Thursday, November 24, 2011

The Parliamentary Budget office springs to life, crippled

I wanted it to be able to provide confidential costings during the election campaign.

It won't now. And Hockey says he won't use it.

Here's what I wrote last month when there was time to put things right:


"It is in all of our interests to give oppositions access to the same high quality costing process as governments. The access has to be confidential. Developing a policy is an iterative process. Ideally an opposition or a government comes up with idea, sketches it out, perhaps get surprised at how much it costs (or doesn’t cost) fine tunes it, sends it back for another costing and so on until the polciy and costing are final.

The new Parliamentary Budget Office will enable oppositions to do that. For the first time oppositions will be able to put up ideas to an official costing organisation in confidence and keep coming back until they get it right.

Except that they won’t, once the campaign starts. Unhelpfully, the provisions of the government’s bill remove confidentiality with the issue of writs. After the campaign starts (exactly the time oppositions might need to fine tune their policies) consultation becomes a one-shot game. An opposition can submit a policy to the PBO, but it won’t know what the PBO makes of it until just before the finding is published on the PBO website.

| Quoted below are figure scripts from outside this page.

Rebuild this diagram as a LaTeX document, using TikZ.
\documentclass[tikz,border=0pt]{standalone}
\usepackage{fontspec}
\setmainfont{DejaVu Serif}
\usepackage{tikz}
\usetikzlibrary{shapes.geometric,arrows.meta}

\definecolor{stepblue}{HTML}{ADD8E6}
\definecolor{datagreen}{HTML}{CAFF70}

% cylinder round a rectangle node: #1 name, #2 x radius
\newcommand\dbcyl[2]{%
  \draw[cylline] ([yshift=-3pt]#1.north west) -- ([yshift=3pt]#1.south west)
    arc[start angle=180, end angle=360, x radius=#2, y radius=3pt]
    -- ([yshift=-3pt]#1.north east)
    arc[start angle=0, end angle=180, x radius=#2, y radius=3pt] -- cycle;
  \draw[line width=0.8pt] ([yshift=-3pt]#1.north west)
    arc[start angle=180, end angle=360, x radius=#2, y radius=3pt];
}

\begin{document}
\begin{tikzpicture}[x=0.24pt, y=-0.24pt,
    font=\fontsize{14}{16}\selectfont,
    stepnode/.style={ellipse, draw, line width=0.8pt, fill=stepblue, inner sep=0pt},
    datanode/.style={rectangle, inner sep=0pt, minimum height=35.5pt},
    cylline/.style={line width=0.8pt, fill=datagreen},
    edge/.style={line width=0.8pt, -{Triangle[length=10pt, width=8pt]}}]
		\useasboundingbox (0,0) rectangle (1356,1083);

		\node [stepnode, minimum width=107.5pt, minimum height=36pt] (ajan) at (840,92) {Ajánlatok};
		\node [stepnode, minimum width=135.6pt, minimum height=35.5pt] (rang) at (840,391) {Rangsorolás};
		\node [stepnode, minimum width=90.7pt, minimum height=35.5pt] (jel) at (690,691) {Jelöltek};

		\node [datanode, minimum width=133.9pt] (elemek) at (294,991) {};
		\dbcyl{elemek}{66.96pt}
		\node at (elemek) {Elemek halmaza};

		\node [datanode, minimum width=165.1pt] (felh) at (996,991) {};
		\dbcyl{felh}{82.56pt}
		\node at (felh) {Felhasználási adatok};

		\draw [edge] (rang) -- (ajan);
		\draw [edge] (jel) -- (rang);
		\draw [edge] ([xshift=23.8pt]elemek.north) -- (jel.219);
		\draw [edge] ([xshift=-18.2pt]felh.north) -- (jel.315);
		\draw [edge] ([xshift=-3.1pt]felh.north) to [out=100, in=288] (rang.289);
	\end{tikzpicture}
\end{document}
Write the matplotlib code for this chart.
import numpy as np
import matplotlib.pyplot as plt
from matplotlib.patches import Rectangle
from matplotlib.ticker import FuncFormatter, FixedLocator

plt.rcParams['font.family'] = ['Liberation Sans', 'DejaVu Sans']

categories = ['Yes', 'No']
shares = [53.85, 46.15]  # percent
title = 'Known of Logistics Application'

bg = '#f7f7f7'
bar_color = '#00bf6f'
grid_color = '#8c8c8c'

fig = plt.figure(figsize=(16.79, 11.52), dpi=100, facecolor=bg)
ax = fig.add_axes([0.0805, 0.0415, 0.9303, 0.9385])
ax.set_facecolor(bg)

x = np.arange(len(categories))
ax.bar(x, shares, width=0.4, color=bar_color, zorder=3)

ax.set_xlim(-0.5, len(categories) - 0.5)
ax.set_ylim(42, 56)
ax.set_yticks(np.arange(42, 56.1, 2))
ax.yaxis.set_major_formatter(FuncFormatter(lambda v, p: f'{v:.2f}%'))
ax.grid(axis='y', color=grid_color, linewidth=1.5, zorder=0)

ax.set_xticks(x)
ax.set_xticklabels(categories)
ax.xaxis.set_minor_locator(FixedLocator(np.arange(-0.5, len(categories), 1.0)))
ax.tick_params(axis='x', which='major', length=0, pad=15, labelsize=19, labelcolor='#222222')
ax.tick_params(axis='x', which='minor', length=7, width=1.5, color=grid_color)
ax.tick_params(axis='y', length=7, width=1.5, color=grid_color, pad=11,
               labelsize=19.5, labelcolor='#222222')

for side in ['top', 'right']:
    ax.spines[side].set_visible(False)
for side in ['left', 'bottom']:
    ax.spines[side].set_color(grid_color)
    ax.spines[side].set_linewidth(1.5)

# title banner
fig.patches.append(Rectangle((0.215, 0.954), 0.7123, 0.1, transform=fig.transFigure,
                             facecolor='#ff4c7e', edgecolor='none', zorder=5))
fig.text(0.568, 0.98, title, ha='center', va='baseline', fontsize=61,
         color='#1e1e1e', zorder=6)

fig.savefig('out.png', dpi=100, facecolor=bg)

No opposition will take that risk, at least about something risky. Joe Hockey has already said he won’t use the process. Nor should he. it is loaded against the opposition.

It can easily be fixed. All that’s needed is an amendment that would allow confidential consultations during the campaign as well as during the rest of the year. It’d be in Labor’s interest as well as the Coalition’s. It’ll be in opposition soon enough. Swan, Hockey or whoever occupies the shadow treasurer’s chair could iterate with the PBO as much as they want until they get the policy right, knowing the PBO would release only the final costing and not embarrass them.

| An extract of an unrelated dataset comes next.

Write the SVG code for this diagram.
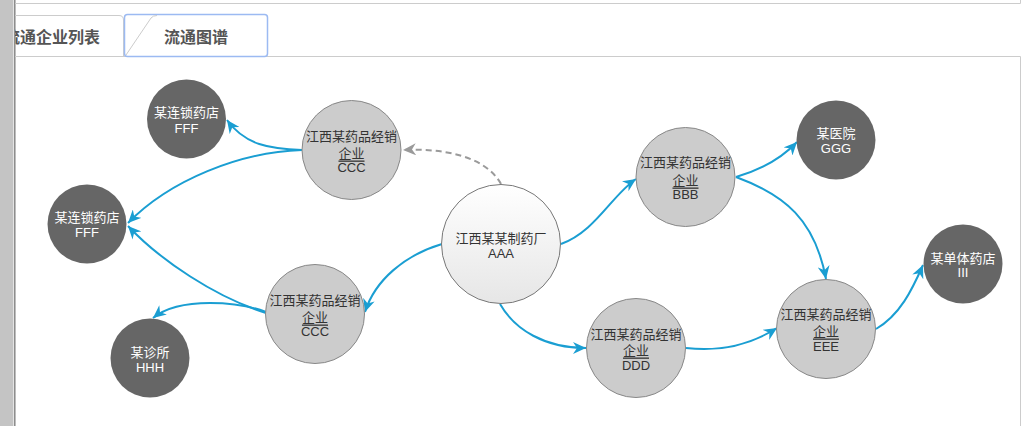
<svg xmlns="http://www.w3.org/2000/svg" width="1031" height="426" viewBox="0 0 1031 426">
<style>
.t{font-family:"Liberation Sans","Noto Sans CJK SC",sans-serif;font-size:13px;text-anchor:middle;dominant-baseline:central}
.dk{fill:#fff}
.lt{fill:#333}
.dn{fill:#666}
.gn{fill:#ccc;stroke:#888;stroke-width:1}
.tab{font-family:"Noto Sans CJK SC","Liberation Sans",sans-serif;font-size:16px;font-weight:bold;fill:#555;dominant-baseline:central}
.e{fill:none;stroke:#1a9ed2;stroke-width:2;marker-end:url(#ab)}
.ed{fill:none;stroke:#9a9a9a;stroke-width:2;stroke-dasharray:6,4;marker-end:url(#ag)}
</style>
<defs>
<linearGradient id="cg" x1="0" y1="0" x2="0" y2="1">
<stop offset="0" stop-color="#ffffff"/>
<stop offset="1" stop-color="#e6e6e6"/>
</linearGradient>
<marker id="ab" markerUnits="userSpaceOnUse" markerWidth="14" markerHeight="12" refX="13" refY="6" orient="auto">
<path d="M0,0 L13,6 L0,12 L4,6 Z" fill="#1a9ed2"/>
</marker>
<marker id="ag" markerUnits="userSpaceOnUse" markerWidth="14" markerHeight="12" refX="13" refY="6" orient="auto">
<path d="M0,0 L13,6 L0,12 L4,6 Z" fill="#9a9a9a"/>
</marker>
<clipPath id="tc"><rect x="15" y="0" width="110" height="60"/></clipPath>
</defs>
<rect width="1031" height="426" fill="#fff"/>
<g id="frame">
<rect x="0" y="0" width="13" height="426" fill="#c4c4c4"/>
<rect x="13" y="0" width="1" height="426" fill="#e4e4e4"/>
<line x1="14.8" y1="0" x2="14.8" y2="426" stroke="#888" stroke-width="1.5"/>
<polyline points="15,3.5 1020.5,3.5 1020.5,0" fill="none" stroke="#ccc" stroke-width="1"/>
<polyline points="15,56.5 1020.5,56.5 1020.5,426" fill="none" stroke="#ccc" stroke-width="1"/>
<path d="M15,15.5 H119 Q123.5,15.5 123.5,20 V56" fill="none" stroke="#ccc" stroke-width="1"/>
<text class="tab" x="4" y="36" clip-path="url(#tc)">流通企业列表</text>
<rect x="124.5" y="14.5" width="143" height="42" rx="3" fill="#fff" stroke="#9cbaf2" stroke-width="1.5"/>
<path d="M126,55 L151,18 Q153,15.5 157,15.5" fill="none" stroke="#ccc" stroke-width="1"/>
<text class="tab" x="196" y="36" text-anchor="middle">流通图谱</text>
</g>
<g id="connectors">
<path class="ed" d="M501,184 C485,155 440,148 403,150"/>
<path class="e" d="M302,150 C270,149 245,145 227,120"/>
<path class="e" d="M302,150 C240,152 170,180 128,223"/>
<path class="e" d="M266,313 C215,297 160,260 128,226"/>
<path class="e" d="M266,312 C240,302 180,296 153,318"/>
<path class="e" d="M442,244 C405,255 375,280 365,312"/>
<path class="e" d="M561,244 C595,232 612,195 636,179"/>
<path class="e" d="M500,304 C515,330 545,348 586,348"/>
<path class="e" d="M736,177 C760,170 780,160 797,142"/>
<path class="e" d="M736,177 C785,195 815,220 826,279"/>
<path class="e" d="M686,348 C720,352 750,345 777,328"/>
<path class="e" d="M876,329 C900,315 912,290 923,265"/>
</g>
<g id="AAA">
<circle cx="501" cy="244" r="59.5" fill="url(#cg)" stroke="#777" stroke-width="1"/>
<text class="t lt" x="501" y="238">江西某某制药厂</text>
<text class="t lt" x="501" y="253">AAA</text>
</g>
<g id="CCC1">
<circle class="gn" cx="351.5" cy="150" r="49.5"/>
<text class="t lt" x="351.5" y="136">江西某药品经销</text>
<text class="t lt" x="351.5" y="153" text-decoration="underline">企业</text>
<text class="t lt" x="351.5" y="167">CCC</text>
</g>
<g id="CCC2">
<circle class="gn" cx="315" cy="314" r="49.5"/>
<text class="t lt" x="315" y="300">江西某药品经销</text>
<text class="t lt" x="315" y="317" text-decoration="underline">企业</text>
<text class="t lt" x="315" y="331">CCC</text>
</g>
<g id="BBB">
<circle class="gn" cx="685.5" cy="177" r="49.5"/>
<text class="t lt" x="685.5" y="162">江西某药品经销</text>
<text class="t lt" x="685.5" y="180" text-decoration="underline">企业</text>
<text class="t lt" x="685.5" y="194">BBB</text>
</g>
<g id="DDD">
<circle class="gn" cx="636" cy="348" r="49.5"/>
<text class="t lt" x="636" y="334">江西某药品经销</text>
<text class="t lt" x="636" y="350" text-decoration="underline">企业</text>
<text class="t lt" x="636" y="365">DDD</text>
</g>
<g id="EEE">
<circle class="gn" cx="826" cy="329" r="49.5"/>
<text class="t lt" x="826" y="314">江西某药品经销</text>
<text class="t lt" x="826" y="331" text-decoration="underline">企业</text>
<text class="t lt" x="826" y="346">EEE</text>
</g>
<g id="FFF1">
<circle class="dn" cx="186.5" cy="119" r="39.5"/>
<text class="t dk" x="186.5" y="112">某连锁药店</text>
<text class="t dk" x="186.5" y="128">FFF</text>
</g>
<g id="FFF2">
<circle class="dn" cx="87" cy="224" r="39.5"/>
<text class="t dk" x="87" y="217">某连锁药店</text>
<text class="t dk" x="87" y="232">FFF</text>
</g>
<g id="HHH">
<circle class="dn" cx="150" cy="358" r="39.5"/>
<text class="t dk" x="150" y="352">某诊所</text>
<text class="t dk" x="150" y="367">HHH</text>
</g>
<g id="GGG">
<circle class="dn" cx="836" cy="140" r="39.5"/>
<text class="t dk" x="836" y="133">某医院</text>
<text class="t dk" x="836" y="148">GGG</text>
</g>
<g id="III">
<circle class="dn" cx="963" cy="264" r="39.5"/>
<text class="t dk" x="963" y="258">某单体药店</text>
<text class="t dk" x="963" y="272">III</text>
</g>
</svg>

Hockey moved an amendment to that effect in the House of Representatives. It was defeated. But all is not lost. The Greens are prepared to save the day and negotiate on confidentiality in the Senate. Their only condition is that all parties putting themselves up for office be required to release official costings of all of policies worth more than $100 million, also a good idea.

There’s a chance sense will prevail. We have a rare opportunity to get things right, to set up a system that will work for both sides of politics forever. Labor shows every sign of shooting itself in the foot. I’m not confident Hockey won’t either. But we’re close, very close."

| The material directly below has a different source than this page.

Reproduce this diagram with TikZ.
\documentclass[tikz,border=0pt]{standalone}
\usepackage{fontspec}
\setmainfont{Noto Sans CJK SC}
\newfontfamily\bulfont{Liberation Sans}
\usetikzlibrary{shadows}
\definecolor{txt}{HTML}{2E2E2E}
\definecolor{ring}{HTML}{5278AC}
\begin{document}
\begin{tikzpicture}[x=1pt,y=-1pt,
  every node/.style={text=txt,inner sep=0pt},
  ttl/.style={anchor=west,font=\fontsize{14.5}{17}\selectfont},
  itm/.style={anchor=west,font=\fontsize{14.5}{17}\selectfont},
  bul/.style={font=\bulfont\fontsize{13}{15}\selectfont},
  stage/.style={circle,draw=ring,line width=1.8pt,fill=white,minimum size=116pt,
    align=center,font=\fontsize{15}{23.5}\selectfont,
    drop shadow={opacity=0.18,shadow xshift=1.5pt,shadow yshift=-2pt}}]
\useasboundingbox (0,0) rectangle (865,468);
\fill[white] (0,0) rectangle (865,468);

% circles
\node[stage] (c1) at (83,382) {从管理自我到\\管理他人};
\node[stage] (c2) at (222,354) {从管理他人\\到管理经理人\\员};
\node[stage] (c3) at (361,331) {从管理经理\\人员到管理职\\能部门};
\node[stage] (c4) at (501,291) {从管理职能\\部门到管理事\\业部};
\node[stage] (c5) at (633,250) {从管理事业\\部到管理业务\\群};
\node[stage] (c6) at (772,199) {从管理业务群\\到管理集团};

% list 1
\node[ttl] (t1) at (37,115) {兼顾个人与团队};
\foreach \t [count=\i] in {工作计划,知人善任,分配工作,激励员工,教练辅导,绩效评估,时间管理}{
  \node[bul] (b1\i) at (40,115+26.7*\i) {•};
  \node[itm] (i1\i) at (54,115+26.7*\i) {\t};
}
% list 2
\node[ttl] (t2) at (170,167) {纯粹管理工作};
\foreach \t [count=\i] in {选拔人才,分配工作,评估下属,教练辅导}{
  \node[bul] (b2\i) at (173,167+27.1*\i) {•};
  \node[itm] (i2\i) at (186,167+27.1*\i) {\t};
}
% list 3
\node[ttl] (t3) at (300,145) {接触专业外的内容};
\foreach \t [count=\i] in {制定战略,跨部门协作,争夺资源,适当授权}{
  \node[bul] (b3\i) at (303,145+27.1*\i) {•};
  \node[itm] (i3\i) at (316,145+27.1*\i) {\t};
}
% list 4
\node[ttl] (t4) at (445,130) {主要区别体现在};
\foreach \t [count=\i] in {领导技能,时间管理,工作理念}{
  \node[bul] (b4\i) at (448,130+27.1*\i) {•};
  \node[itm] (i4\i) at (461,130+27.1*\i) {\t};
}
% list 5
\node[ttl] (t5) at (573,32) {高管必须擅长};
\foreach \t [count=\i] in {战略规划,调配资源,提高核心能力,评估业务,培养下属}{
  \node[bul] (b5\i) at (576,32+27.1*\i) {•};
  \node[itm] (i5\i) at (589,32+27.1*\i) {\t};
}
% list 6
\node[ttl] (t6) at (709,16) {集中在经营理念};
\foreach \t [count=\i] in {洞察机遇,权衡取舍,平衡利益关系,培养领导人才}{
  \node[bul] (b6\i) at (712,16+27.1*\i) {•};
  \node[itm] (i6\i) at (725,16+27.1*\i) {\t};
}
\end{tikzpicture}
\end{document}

The government said "no" after circulating a minute from the Secretaries of Treasury and Finance coming up with three reasons why not.

It's below.

Reason 1 is doing so would be inconsistent with the Charter of Budget Honesty arrangements. Err.. The reason for the PBO is that the Charter of Budget honesty arrangements are not working. The whole point of having the new office is that it will do things differently. By definition it will be inconsistent.

Reason 2, about game playing, is a tenuous possibility. But there can be safeguards. It would be easy for a clever PBO to check announced policies, and if party A asked the PBO to cost announced policies from party B, the PBO could just say no, or at least "not unless party B asks me to".

Reason 3, about resourcing is something of an excuse. A temporary spike in workload would be easy to manage through secondments and hiring consultants.

It's done now. The PBO is alive, but a little broken.